──────── Collected data ────────

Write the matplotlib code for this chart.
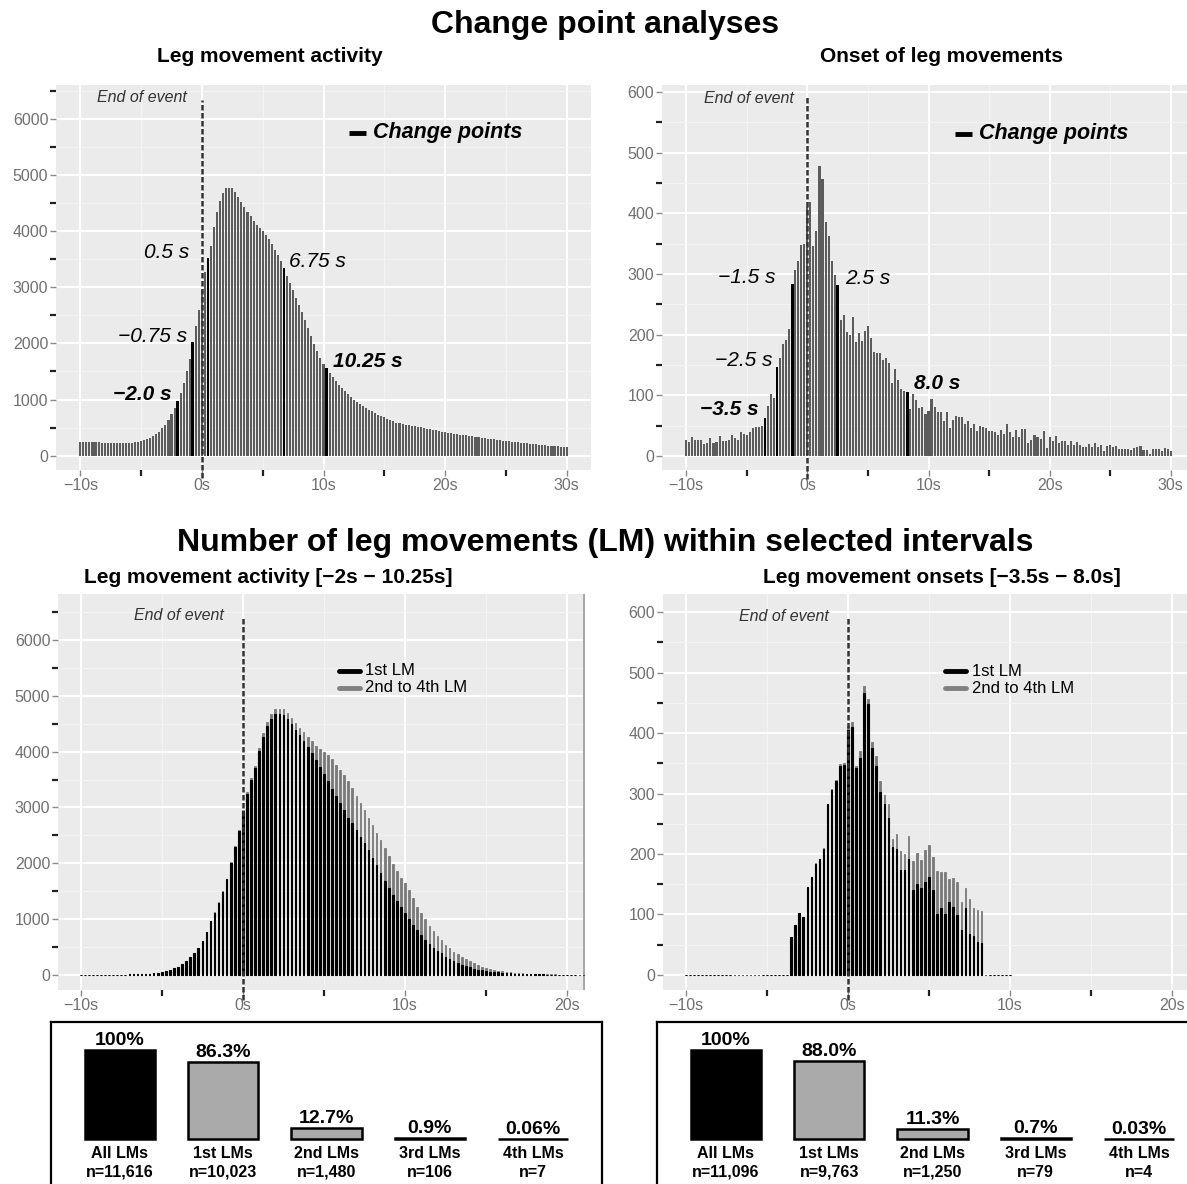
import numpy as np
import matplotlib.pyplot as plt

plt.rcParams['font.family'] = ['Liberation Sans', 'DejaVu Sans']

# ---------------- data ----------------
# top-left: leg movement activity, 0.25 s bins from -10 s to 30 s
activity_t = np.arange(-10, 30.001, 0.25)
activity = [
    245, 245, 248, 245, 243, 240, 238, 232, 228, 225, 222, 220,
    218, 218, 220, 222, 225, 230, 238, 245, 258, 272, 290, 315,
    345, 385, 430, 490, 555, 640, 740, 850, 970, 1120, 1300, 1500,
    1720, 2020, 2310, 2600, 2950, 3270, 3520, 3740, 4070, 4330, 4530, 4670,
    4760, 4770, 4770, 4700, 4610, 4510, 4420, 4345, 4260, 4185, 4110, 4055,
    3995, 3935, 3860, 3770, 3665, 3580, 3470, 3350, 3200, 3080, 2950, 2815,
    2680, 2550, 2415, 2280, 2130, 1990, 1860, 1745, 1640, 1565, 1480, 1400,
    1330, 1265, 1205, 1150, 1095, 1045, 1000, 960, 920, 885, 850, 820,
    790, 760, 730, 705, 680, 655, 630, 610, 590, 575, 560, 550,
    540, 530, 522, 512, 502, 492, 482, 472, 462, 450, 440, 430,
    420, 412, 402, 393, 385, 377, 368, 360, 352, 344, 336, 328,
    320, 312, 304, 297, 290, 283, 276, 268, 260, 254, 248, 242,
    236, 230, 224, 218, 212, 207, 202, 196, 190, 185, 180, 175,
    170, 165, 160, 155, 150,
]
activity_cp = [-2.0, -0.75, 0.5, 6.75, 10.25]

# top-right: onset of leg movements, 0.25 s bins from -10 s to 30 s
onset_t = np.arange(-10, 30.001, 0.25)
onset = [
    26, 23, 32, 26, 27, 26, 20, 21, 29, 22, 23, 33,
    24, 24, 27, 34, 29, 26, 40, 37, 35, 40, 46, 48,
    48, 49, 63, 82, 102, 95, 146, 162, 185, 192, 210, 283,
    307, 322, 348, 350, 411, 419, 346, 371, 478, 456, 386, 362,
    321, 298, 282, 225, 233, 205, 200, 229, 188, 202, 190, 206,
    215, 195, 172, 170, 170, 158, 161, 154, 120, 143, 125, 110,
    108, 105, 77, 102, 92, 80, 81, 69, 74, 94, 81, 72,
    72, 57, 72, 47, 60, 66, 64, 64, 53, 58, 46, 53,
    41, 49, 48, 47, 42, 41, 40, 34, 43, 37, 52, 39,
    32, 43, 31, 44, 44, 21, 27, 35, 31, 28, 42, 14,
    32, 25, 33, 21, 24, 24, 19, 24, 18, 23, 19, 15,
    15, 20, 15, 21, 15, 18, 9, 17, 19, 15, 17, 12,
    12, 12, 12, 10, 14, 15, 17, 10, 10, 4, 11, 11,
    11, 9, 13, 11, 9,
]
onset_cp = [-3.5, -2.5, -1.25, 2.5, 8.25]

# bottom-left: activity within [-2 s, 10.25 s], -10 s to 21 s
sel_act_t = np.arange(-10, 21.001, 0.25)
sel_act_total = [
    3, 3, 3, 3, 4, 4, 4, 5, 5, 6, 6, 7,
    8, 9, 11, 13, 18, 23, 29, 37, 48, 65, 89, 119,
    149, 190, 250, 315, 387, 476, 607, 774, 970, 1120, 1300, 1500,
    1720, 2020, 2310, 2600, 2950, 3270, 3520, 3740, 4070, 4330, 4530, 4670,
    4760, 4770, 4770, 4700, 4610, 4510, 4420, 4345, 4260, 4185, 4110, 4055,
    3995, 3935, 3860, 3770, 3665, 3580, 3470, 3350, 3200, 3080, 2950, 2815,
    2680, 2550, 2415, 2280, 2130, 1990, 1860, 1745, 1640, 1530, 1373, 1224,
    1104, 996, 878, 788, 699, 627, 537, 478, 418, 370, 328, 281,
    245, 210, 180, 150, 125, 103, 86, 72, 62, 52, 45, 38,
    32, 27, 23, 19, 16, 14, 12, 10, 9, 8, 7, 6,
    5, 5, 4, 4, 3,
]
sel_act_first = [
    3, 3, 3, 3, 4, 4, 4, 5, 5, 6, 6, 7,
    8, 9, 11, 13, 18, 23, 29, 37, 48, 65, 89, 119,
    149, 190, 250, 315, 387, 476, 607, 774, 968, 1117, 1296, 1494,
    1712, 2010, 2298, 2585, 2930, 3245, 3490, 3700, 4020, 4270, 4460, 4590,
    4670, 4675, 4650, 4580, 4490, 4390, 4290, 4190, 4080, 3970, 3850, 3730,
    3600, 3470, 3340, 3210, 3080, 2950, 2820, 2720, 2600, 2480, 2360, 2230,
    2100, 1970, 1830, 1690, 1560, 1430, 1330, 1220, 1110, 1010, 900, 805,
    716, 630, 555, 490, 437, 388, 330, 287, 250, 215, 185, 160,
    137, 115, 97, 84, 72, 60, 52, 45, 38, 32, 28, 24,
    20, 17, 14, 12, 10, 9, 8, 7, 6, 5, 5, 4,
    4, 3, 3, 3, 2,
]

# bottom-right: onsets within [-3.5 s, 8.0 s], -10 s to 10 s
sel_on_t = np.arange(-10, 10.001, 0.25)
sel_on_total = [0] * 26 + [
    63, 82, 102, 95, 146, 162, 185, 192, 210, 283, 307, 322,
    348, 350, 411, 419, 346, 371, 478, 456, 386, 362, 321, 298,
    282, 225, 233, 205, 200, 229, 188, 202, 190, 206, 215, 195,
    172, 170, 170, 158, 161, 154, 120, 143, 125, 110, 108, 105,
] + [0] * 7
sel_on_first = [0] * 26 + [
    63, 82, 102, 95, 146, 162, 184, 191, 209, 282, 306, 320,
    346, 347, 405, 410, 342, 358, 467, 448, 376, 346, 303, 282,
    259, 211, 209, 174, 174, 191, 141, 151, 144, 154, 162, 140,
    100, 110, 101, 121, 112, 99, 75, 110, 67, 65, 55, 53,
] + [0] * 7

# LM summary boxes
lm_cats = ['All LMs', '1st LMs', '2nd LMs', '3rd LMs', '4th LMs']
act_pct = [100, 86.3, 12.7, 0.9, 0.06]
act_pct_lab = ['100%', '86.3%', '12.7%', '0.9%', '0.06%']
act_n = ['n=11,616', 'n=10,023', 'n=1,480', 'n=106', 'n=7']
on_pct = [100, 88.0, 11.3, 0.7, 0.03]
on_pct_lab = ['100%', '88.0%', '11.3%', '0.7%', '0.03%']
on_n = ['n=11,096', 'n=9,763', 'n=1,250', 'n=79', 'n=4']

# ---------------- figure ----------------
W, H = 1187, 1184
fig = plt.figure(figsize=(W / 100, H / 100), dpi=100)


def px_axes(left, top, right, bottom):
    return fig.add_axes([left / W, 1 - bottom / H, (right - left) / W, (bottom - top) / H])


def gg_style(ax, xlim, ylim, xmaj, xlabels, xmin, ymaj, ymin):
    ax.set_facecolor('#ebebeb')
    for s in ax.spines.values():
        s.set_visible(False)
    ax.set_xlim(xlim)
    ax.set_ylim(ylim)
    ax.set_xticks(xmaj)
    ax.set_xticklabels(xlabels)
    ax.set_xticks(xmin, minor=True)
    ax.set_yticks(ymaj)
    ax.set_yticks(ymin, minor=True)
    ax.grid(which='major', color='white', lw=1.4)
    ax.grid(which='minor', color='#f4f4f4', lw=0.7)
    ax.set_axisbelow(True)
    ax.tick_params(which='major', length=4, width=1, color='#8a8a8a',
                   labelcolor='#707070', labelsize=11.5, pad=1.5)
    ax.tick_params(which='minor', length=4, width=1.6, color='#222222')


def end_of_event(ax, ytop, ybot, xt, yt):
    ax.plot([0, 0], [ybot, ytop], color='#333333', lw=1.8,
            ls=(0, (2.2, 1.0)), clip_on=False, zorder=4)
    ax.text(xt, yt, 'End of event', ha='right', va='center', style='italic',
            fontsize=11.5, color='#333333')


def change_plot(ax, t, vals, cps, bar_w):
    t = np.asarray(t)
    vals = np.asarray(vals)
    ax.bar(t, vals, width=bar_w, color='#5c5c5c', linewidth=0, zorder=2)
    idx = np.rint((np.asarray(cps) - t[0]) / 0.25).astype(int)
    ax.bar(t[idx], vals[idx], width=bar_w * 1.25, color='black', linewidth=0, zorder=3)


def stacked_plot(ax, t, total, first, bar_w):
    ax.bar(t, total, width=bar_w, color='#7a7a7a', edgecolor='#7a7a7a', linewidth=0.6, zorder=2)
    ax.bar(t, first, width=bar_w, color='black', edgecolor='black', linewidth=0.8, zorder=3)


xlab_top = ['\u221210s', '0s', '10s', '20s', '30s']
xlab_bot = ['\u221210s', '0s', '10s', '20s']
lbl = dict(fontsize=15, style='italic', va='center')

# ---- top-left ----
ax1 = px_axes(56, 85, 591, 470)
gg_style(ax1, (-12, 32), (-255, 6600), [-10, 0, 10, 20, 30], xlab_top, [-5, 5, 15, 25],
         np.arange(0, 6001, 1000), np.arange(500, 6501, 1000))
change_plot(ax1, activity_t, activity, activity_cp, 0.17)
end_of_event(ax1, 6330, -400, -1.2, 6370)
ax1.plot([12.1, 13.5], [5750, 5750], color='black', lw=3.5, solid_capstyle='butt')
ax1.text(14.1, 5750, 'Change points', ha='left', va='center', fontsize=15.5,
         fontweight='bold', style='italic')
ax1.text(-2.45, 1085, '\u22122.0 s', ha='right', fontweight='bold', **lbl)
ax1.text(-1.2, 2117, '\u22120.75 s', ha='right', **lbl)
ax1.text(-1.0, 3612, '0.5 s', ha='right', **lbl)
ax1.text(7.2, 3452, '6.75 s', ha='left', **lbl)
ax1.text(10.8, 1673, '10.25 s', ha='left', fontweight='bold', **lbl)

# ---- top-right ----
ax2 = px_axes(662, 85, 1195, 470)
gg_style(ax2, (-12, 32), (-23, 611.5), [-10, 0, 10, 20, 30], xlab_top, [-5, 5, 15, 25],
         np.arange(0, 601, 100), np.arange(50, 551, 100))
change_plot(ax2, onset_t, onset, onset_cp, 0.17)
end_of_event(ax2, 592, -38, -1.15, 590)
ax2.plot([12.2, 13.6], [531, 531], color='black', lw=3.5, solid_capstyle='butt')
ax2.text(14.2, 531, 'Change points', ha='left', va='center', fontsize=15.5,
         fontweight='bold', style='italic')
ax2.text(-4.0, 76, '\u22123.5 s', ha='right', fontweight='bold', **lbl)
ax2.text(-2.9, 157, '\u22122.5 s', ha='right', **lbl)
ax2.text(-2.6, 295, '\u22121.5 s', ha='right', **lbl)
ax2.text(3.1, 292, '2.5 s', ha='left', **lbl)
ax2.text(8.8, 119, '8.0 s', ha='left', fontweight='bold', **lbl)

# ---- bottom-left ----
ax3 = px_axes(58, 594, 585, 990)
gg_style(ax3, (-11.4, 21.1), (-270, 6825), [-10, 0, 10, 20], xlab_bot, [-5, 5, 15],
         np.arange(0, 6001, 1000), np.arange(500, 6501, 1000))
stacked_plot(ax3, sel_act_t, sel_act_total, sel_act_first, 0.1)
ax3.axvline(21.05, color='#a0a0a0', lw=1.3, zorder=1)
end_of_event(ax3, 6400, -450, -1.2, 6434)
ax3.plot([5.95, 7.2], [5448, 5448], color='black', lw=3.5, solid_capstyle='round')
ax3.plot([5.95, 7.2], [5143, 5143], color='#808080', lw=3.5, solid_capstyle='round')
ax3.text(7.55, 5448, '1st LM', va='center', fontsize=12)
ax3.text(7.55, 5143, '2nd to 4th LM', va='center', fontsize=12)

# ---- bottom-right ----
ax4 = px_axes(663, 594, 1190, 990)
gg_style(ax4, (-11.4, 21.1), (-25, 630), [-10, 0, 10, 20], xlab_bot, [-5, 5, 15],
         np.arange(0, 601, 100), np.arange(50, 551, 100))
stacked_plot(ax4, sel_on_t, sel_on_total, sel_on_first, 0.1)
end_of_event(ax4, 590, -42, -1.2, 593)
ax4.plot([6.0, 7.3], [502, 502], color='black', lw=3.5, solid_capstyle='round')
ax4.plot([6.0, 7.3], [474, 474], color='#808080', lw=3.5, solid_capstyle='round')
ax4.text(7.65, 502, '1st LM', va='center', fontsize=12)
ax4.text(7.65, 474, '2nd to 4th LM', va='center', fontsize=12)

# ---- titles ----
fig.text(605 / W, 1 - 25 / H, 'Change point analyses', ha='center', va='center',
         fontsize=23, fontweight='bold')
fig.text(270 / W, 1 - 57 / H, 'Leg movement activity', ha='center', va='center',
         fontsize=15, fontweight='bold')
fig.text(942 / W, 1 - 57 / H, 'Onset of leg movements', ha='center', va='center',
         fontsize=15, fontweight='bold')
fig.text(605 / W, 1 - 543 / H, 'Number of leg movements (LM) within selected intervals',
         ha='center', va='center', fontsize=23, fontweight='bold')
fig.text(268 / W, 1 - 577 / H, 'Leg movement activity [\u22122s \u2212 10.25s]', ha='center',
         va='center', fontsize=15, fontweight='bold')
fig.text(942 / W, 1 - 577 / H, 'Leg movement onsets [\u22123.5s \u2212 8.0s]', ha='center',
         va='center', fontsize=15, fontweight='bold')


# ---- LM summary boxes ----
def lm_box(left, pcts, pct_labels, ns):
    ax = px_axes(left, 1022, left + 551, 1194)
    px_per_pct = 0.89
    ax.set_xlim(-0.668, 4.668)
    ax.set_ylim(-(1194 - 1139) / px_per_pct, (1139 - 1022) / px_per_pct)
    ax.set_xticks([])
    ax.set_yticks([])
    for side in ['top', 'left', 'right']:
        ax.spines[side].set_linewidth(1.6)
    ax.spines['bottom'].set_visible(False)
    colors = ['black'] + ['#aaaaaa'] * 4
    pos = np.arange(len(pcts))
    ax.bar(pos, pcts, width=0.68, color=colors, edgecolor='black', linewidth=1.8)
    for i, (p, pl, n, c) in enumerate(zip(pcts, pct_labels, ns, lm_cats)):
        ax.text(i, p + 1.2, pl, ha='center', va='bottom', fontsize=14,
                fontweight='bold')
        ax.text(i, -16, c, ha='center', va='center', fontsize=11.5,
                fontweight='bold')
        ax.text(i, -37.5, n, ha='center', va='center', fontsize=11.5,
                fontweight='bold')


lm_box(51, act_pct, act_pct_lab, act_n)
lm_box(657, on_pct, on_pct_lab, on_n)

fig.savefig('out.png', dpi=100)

────────

The problem: Repeat, with no pictures, each line from the beginning of the data through the line containing "plt.rcParams['font.family'] = ['Liberation", inclusive.

Result below:
Write the matplotlib code for this chart.
import numpy as np
import matplotlib.pyplot as plt

plt.rcParams['font.family'] = ['Liberation Sans', 'DejaVu Sans']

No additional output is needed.